A project to diagnose and treat diseases early – or even prevent them from developing – has been launched in the UK, with 3 million people to be invited to take part this autumn.

The project, called Our Future Health, will eventually recruit 5 million or more people from all walks of life, with participants sharing their health records and giving blood samples, as well as having their weight, blood pressure and cholesterol measured, and their DNA analysed.

Prof Sir John Bell, of the University of Oxford, who is chairing the project, said healthcare systems tended to be geared towards treating people once they developed symptoms and often in the last stages of a disease.

But he noted that with new tools, including those based on genetics, it was possible to detect a chronic disease early or identify people at higher risk of a condition before it developed, meaning interventions could be made sooner.

The principle, he said, applied for conditions ranging from obesity to cancer and mental health.

“[The ambition] is to try and create a sandbox for testing and evaluating these early diagnostic or prevention strategies across a large population of people,” said Bell. “And we’ll be able to use that population to help us evaluate these new tools, diagnose disease early, prevent disease more effectively, and intervene at an earlier stage.”

Dr Raghib Ali, the chief medical officer of the project, said: “We’ve known this for a long time, that if we can intervene earlier by detecting disease earlier that will produce much better outcomes for our patients.”

Ali added that the approach would also save the NHS money. “Most of the costs of care is in the final stages of disease,” he said.

Backed by the government, life sciences industry, the NHS and charities including Alzheimer’s Society, British Heart Foundation and Cancer Research UK, the scheme is expected to build on the success of research resources such as the UK Biobank to become the UK’s largest health research programme.

However, the team said its project went further, not only in recruiting a far larger pool of participants but also ensuring they came from a wide range of socioeconomic backgrounds and ethnicities.

All adults are eligible to join Our Future Health, whatever their age, while the project will also offer participants the chance to receive feedback on their risks of various diseases – initially focused on diabetes and heart disease.
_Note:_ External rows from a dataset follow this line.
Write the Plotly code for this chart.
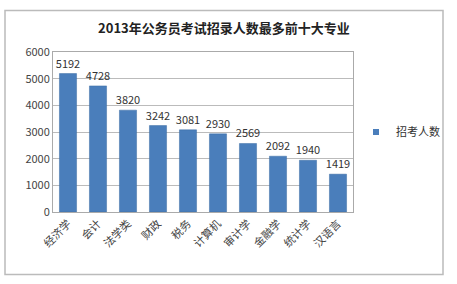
import plotly.graph_objects as go

categories = ["经济学", "会计", "法学类", "财政", "税务", "计算机", "审计学", "金融学", "统计学", "汉语言"]
values = [5192, 4728, 3820, 3242, 3081, 2930, 2569, 2092, 1940, 1419]
series_name = "招考人数"
title = "2013年公务员考试招录人数最多前十大专业"
y_ticks = [0, 1000, 2000, 3000, 4000, 5000, 6000]

font = "Noto Sans CJK SC"
bar_color = "#4a7ebb"

fig = go.Figure()
fig.add_trace(go.Bar(
    x=categories, y=values, name=series_name, showlegend=False,
    marker=dict(color=bar_color, line=dict(color="#3d6ca3", width=0.5)),
    text=[str(v) for v in values], textposition="outside", constraintext="none",
    textfont=dict(family=font, size=11, color="#333333"),
    cliponaxis=False,
))
fig.add_trace(go.Scatter(
    x=[None], y=[None], mode="markers", name=series_name,
    marker=dict(symbol="square", size=6, color=bar_color),
))

fig.update_layout(
    width=457, height=284,
    margin=dict(l=53, r=102, t=52, b=72),
    paper_bgcolor="white", plot_bgcolor="white",
    bargap=0.43,
    showlegend=True,
    title=dict(text="<b>" + title + "</b>", x=0.49, xanchor="center", y=0.9, yanchor="middle",
               font=dict(family=font, size=13, color="#222222")),
    legend=dict(x=1.01, y=0.5, xanchor="left", yanchor="middle",
                font=dict(family=font, size=11, color="#333333"),
                bgcolor="rgba(0,0,0,0)", itemwidth=30),
    font=dict(family=font, size=11, color="#333333"),
    shapes=[dict(type="rect", xref="paper", yref="paper",
                 x0=-0.16, x1=1.3, y0=-0.39, y1=1.26,
                 line=dict(color="#bbbbbb", width=1.5))],
)
fig.update_xaxes(tickangle=-45, tickfont=dict(family=font, size=11, color="#444444"),
                 showline=True, linecolor="#aaaaaa", mirror=True, ticks="")
fig.update_yaxes(range=[0, 6000], tickvals=y_ticks, showgrid=True, gridcolor="#bbbbbb",
                 showline=True, linecolor="#aaaaaa", mirror=True, ticks="",
                 tickfont=dict(family=font, size=11, color="#444444"), zeroline=False)

fig.write_html("out.html")
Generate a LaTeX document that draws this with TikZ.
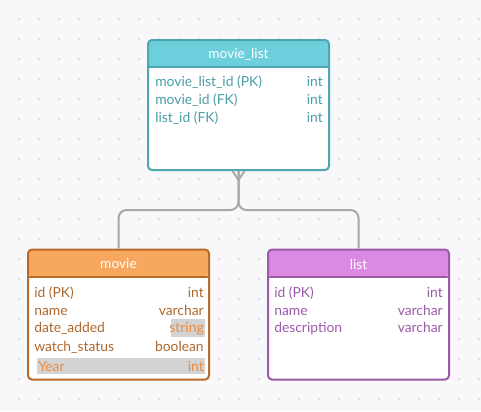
\documentclass[tikz,border=0pt]{standalone}
\usepackage{fontspec}
\setmainfont{Lato}
\usetikzlibrary{positioning}
\definecolor{bggray}{HTML}{F8F8FA}
\definecolor{dotgray}{HTML}{DCDCE2}
\definecolor{linkgray}{HTML}{A8A8A8}
\definecolor{hlgray}{HTML}{D3D3D3}
\definecolor{mlfill}{HTML}{6DCFDB}
\definecolor{mlline}{HTML}{4EA7B0}
\definecolor{mltext}{HTML}{4A9EA8}
\definecolor{mvfill}{HTML}{F7A85E}
\definecolor{mvline}{HTML}{B86B26}
\definecolor{mvtext}{HTML}{B0682C}
\definecolor{mvhl}{HTML}{EE8A3A}
\definecolor{lsfill}{HTML}{DA8AE2}
\definecolor{lsline}{HTML}{9B5BA8}
\definecolor{lstext}{HTML}{9C5AAA}
\tikzset{tbl/.style 2 args={draw=#2, line width=1.5pt, rounded corners=3pt, fill=white,
            minimum width=135.75pt, minimum height=97.5pt, inner sep=0pt,
            path picture={\fill[#1] (path picture bounding box.north west) rectangle ([yshift=-20.25pt]path picture bounding box.north east);
                          \draw[#2, line width=1.5pt] ([yshift=-20.25pt]path picture bounding box.north west) -- ([yshift=-20.25pt]path picture bounding box.north east);}},
         head/.style={text=white, font=\fontsize{10.3}{12}\selectfont, inner sep=0pt},
         field/.style={font=\fontsize{10.4}{12}\selectfont, inner sep=0pt, anchor=base west},
         ftype/.style={field, anchor=base east},
         link/.style={draw=linkgray, line width=1.5pt},
        }

\begin{document}
\begin{tikzpicture}[x=0.75pt,y=-0.75pt]
        \fill[bggray] (0,0) rectangle (481,411);
        \useasboundingbox (0,0) rectangle (481,411);
        \foreach \i in {19,39,...,479}
            \foreach \j in {19,39,...,409}
                \fill[dotgray] (\i,\j) circle (1.3);

        % tables
        \node[tbl={mlfill}{mlline}](ml)at(238.5,105){};
        \node[tbl={mvfill}{mvline}](mv)at(118.5,314.5){};
        \node[tbl={lsfill}{lsline}](ls)at(358.5,314.5){};
        \node[head](mlt)at(238.5,54){movie\_list};
        \node[head](mvt)at(118.5,264){movie};
        \node[head](lst)at(358.5,264){list};

        % movie_list fields
        \node[field,text=mltext](mlid)at(155,86){movie\_list\_id (PK)};
        \node[field,text=mltext](mlmv)at(155,104){movie\_id (FK)};
        \node[field,text=mltext](mlls)at(155,122){list\_id (FK)};
        \node[ftype,text=mltext](mlidt)at(323,86){int};
        \node[ftype,text=mltext](mlmvt)at(323,104){int};
        \node[ftype,text=mltext](mllst)at(323,122){int};

        % movie fields
        \fill[hlgray](171,319)rectangle(205,337);
        \fill[hlgray](37,358)rectangle(205,374);
        \node[field,text=mvtext](mvid)at(34,297){id (PK)};
        \node[field,text=mvtext](mvnm)at(34,315){name};
        \node[field,text=mvtext](mvda)at(34,332){date\_added};
        \node[field,text=mvtext](mvws)at(34,351){watch\_status};
        \node[field,text=mvhl](mvyr)at(38,371){Year};
        \node[ftype,text=mvtext](mvidt)at(204,297){int};
        \node[ftype,text=mvtext](mvnmt)at(204,315){varchar};
        \node[ftype,text=mvhl](mvdat)at(204,332){string};
        \node[ftype,text=mvtext](mvwst)at(204,351){boolean};
        \node[ftype,text=mvhl](mvyrt)at(204,371){int};

        % list fields
        \node[field,text=lstext](lsid)at(274,297){id (PK)};
        \node[field,text=lstext](lsnm)at(274,315){name};
        \node[field,text=lstext](lsds)at(274,332){description};
        \node[ftype,text=lstext](lsidt)at(443,297){int};
        \node[ftype,text=lstext](lsnmt)at(443,315){varchar};
        \node[ftype,text=lstext](lsdst)at(443,332){varchar};

        % relation
        \coordinate(fork)at(238.5,210);
        \coordinate(foot)at(238.5,180);
        \draw[link,rounded corners=6pt](ml.south)--(fork)-|(mv.north);
        \draw[link,rounded corners=6pt](ml.south)--(fork)-|(ls.north);
        \draw[link]([xshift=-4.5pt]ml.south)--(foot);
        \draw[link]([xshift=4.5pt]ml.south)--(foot);
    \end{tikzpicture}
\end{document}
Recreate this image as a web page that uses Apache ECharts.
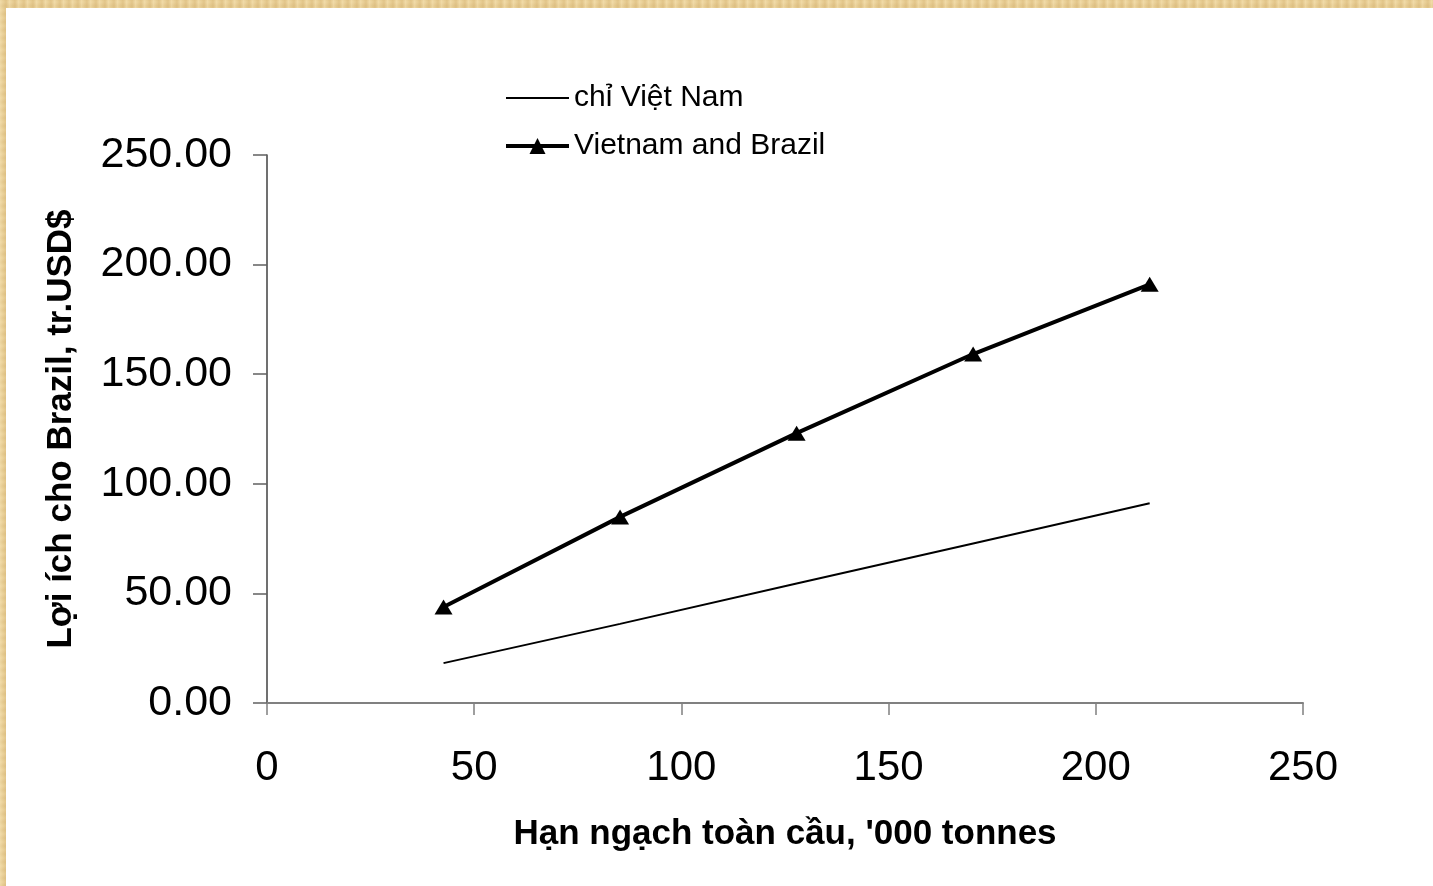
<!DOCTYPE html>
<html>
<head>
<meta charset="utf-8">
<script src="https://cdn.jsdelivr.net/npm/echarts@6/dist/echarts.min.js"></script>
<style>
  html, body { margin: 0; padding: 0; width: 1433px; height: 886px; overflow: hidden; }
  body {
    background-color: #e6cc92;
    background-image:
      repeating-linear-gradient(90deg, rgba(255,240,200,0.35) 0px, rgba(255,240,200,0.0) 3px, rgba(200,160,90,0.25) 6px, rgba(255,240,200,0.2) 9px),
      repeating-linear-gradient(0deg, rgba(220,190,130,0.3) 0px, rgba(255,235,190,0.2) 4px, rgba(220,190,130,0.3) 8px);
    position: relative;
  }
  #paper { position: absolute; left: 6px; top: 8px; right: 0; bottom: 0; background: #ffffff; }
  #chart { position: absolute; left: 0; top: 0; width: 1433px; height: 886px; }
</style>
</head>
<body>
<div id="paper"></div>
<div id="chart"></div>
<script>
// Data
const quotaX = [42.6, 85.2, 127.8, 170.4, 213.0];          // Hạn ngạch toàn cầu, '000 tonnes
const vietnamOnly = [18.2, 36.1, 54.5, 72.8, 91.1];         // chỉ Việt Nam
const vietnamBrazil = [43.8, 84.9, 123.1, 159.2, 191.0];    // Vietnam and Brazil
const seriesNames = ['chỉ Việt Nam', 'Vietnam and Brazil'];
const xAxisTitle = "Hạn ngạch toàn cầu, '000 tonnes";
const yAxisTitle = 'Lợi ích cho Brazil, tr.USD$';

const pairs = (xs, ys) => xs.map((x, i) => [x, ys[i]]);

const chart = echarts.init(document.getElementById('chart'), null, { renderer: 'canvas' });
const FONT = '"Liberation Sans", Arial, sans-serif';

chart.setOption({
  backgroundColor: 'transparent',
  animation: false,
  textStyle: { fontFamily: FONT, color: '#000' },
  grid: { left: 267, right: 130, top: 155, bottom: 183, containLabel: false },
  legend: {
    orient: 'vertical',
    left: 504,
    top: 83,
    padding: 0,
    itemWidth: 63,
    itemHeight: 20,
    itemGap: 18,
    textStyle: { fontFamily: FONT, fontSize: 30, color: '#000' },
    data: [
      { name: seriesNames[0], icon: 'path://M0,9 L62,9 L62,11 L0,11 Z', itemStyle: { color: '#000' } },
      { name: seriesNames[1], lineStyle: { width: 4, color: '#000' } }
    ]
  },
  xAxis: {
    type: 'value',
    min: 0, max: 250, interval: 50,
    name: xAxisTitle,
    nameLocation: 'middle',
    nameGap: 114,
    nameTextStyle: { fontFamily: FONT, fontSize: 35, fontWeight: 'bold', color: '#000' },
    axisLine: { show: true, onZero: false, lineStyle: { color: '#808080', width: 2 } },
    axisTick: { show: true, inside: false, length: 12, lineStyle: { color: '#808080', width: 1.5 } },
    axisLabel: { fontFamily: FONT, fontSize: 42, color: '#000', margin: 44 },
    splitLine: { show: false }
  },
  yAxis: {
    type: 'value',
    min: 0, max: 250, interval: 50,
    name: yAxisTitle,
    nameLocation: 'middle',
    nameGap: 188,
    nameRotate: 90,
    nameTextStyle: { fontFamily: FONT, fontSize: 35, fontWeight: 'bold', color: '#000' },
    axisLine: { show: true, onZero: false, lineStyle: { color: '#404040', width: 1.5 } },
    axisTick: { show: true, inside: false, length: 14, lineStyle: { color: '#606060', width: 1.5 } },
    axisLabel: { fontFamily: FONT, fontSize: 43, color: '#000', margin: 35,
                 formatter: v => v.toFixed(2) },
    splitLine: { show: false }
  },
  series: [
    {
      name: seriesNames[0],
      type: 'line',
      data: pairs(quotaX, vietnamOnly),
      symbol: 'none',
      lineStyle: { color: '#000', width: 2 },
      itemStyle: { color: '#000' }
    },
    {
      name: seriesNames[1],
      type: 'line',
      data: pairs(quotaX, vietnamBrazil),
      symbol: 'triangle',
      symbolSize: [18, 15],
      showSymbol: true,
      lineStyle: { color: '#000', width: 4 },
      itemStyle: { color: '#000' }
    }
  ]
});
</script>
</body>
</html>
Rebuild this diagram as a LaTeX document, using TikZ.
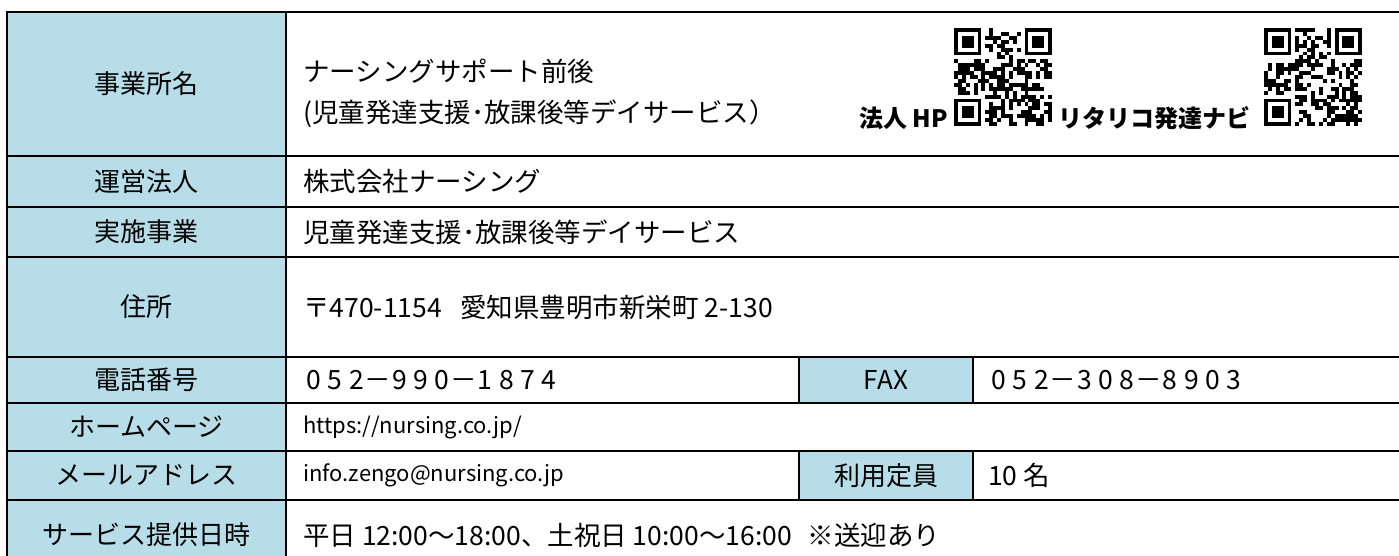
\documentclass[tikz,border=0pt]{standalone}
\usepackage{fontspec}
\setmainfont{Noto Sans CJK JP}
\makeatletter
\newcommand\boxchars[2]{\@tfor\bxch:=#2\do{\makebox[#1]{\bxch}}}
\makeatother
\begin{document}
\begin{tikzpicture}[x=1pt,y=-1pt,
  lab/.style={font=\fontsize{26}{28}\selectfont, anchor=center, inner sep=0pt},
  val/.style={font=\fontsize{26.5}{28}\selectfont, anchor=west, inner sep=0pt},
  small/.style={font=\fontsize{22}{24}\selectfont, anchor=west, inner sep=0pt},
  qrlab/.style={font=\fontsize{24}{26}\selectfont\bfseries, inner sep=0pt},
  grid/.style={line width=2pt, black}]
\definecolor{cellblue}{HTML}{B7DDE8}
\useasboundingbox (0,0) rectangle (1399,556);
\begin{scope}
\clip (0,0) rectangle (1399,556);
% fills
\fill[cellblue] (7,12) rectangle (286,600);
\fill[cellblue] (799,357) rectangle (973,403);
\fill[cellblue] (799,451) rectangle (973,500);
% grid lines
\draw[grid] (7,600) -- (7,12) -- (1399,12);
\draw[grid] (286,12) -- (286,600);
\foreach \yy in {156,207,257,357,403,451,500} {\draw[grid] (7,\yy) -- (1399,\yy);}
\draw[grid] (799,357) -- (799,403);
\draw[grid] (973,357) -- (973,403);
\draw[grid] (799,451) -- (799,500);
\draw[grid] (973,451) -- (973,500);
\end{scope}
% labels
\node[lab] (l1) at (146.5,84) {事業所名};
\node[lab] (l2) at (146.5,181.5) {運営法人};
\node[lab] (l3) at (146.5,232) {実施事業};
\node[lab] (l4) at (146.5,307) {住所};
\node[lab] (l5) at (146.5,380) {電話番号};
\node[lab] (l6) at (146.5,427) {ホームページ};
\node[lab] (l7) at (146.5,475.5) {メールアドレス};
\node[lab] (l8) at (146.5,535) {サービス提供日時};
\node[lab] (lfax) at (886,380) {FAX};
\node[lab] (lcap) at (886,475.5) {利用定員};
% values
\node[val] (v1a) at (303,71) {ナーシングサポート前後};
\node[val] (v1b) at (303,114) {(児童発達支援･放課後等デイサービス）};
\node[val] (v2) at (303,181.5) {株式会社ナーシング};
\node[val] (v3) at (303,232) {児童発達支援･放課後等デイサービス};
\node[val] (v4) at (303,307) {〒470-1154\hspace{0.7em}愛知県豊明市新栄町 2-130};
\node[val] (v5) at (303,380) {\boxchars{21.4pt}{052－990－1874}};
\node[val] (vfax) at (988,380) {\boxchars{21.4pt}{052－308－8903}};
\node[small] (v6) at (303,427) {https://nursing.co.jp/};
\node[small] (v7) at (303,475.5) {info.zengo@nursing.co.jp};
\node[val] (vcap) at (988,475.5) {10 名};
\node[val] (v8) at (303,535) {平日 12:00～18:00、土祝日 10:00～16:00\hspace{0.6em}※送迎あり};
% QR labels
\node[qrlab, anchor=base east] (q1l) at (948,128) {法人 HP};
\node[qrlab, anchor=base west] (q2l) at (1058,128) {リタリコ発達ナビ};
% QR codes
\foreach \qx/\qy/\sd in {954/28/11, 1264/28/29} {
  \begin{scope}[shift={(\qx,\qy)}, x=3.92pt, y=-3.92pt]
    \pgfmathsetseed{\sd}
    \foreach \i in {0,...,24} {
      \foreach \j in {0,...,24} {
        \pgfmathtruncatemacro\inf{((\i<8)&&(\j<8))||((\i>16)&&(\j<8))||((\i<8)&&(\j>16))}
        \pgfmathtruncatemacro\on{rnd<0.5?1:0}
        \ifnum\inf=0 \ifnum\on=1 \fill (\i,\j) rectangle ++(1,1); \fi\fi
      }
    }
    \foreach \fx/\fy in {0/0, 18/0, 0/18} {
      \fill (\fx,\fy) rectangle ++(7,7);
      \fill[white] (\fx+1,\fy+1) rectangle ++(5,5);
      \fill (\fx+2,\fy+2) rectangle ++(3,3);
    }
  \end{scope}
}
\end{tikzpicture}
\end{document}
The team said it subsequently hoped to offer participants at risk of particular conditions the option to join screening programmes or further research.

“In order to start to evaluate interventions, you’ve got to have enough people in the study at high risk with a disease you can do that with – but as soon as we get there, we will be trying new interventions,” said Bell, noting that among areas causing interest is the use of immunological therapies for treating very early stage cancer.

While invitations to join the project are initially being sent to adults in West Yorkshire, West Midlands, Greater Manchester and Greater London, the team said anyone could sign up to participate.

The team said patient data would be de-identified before it was used and that consent would be sought from participants at different stages of the project.

While about £80m in funding from the UK government, plus £160m from life sciences companies, is in place to recruit and gather initial data for up to 5 million participants, Bell said the ambition was to recruit even more people.

“We see this as a 10- to 20-year project,” he said, adding that the project, and its sustainability, was important. “If we don’t do this the NHS and the healthcare system is going to collapse under the weight of late stage disease.”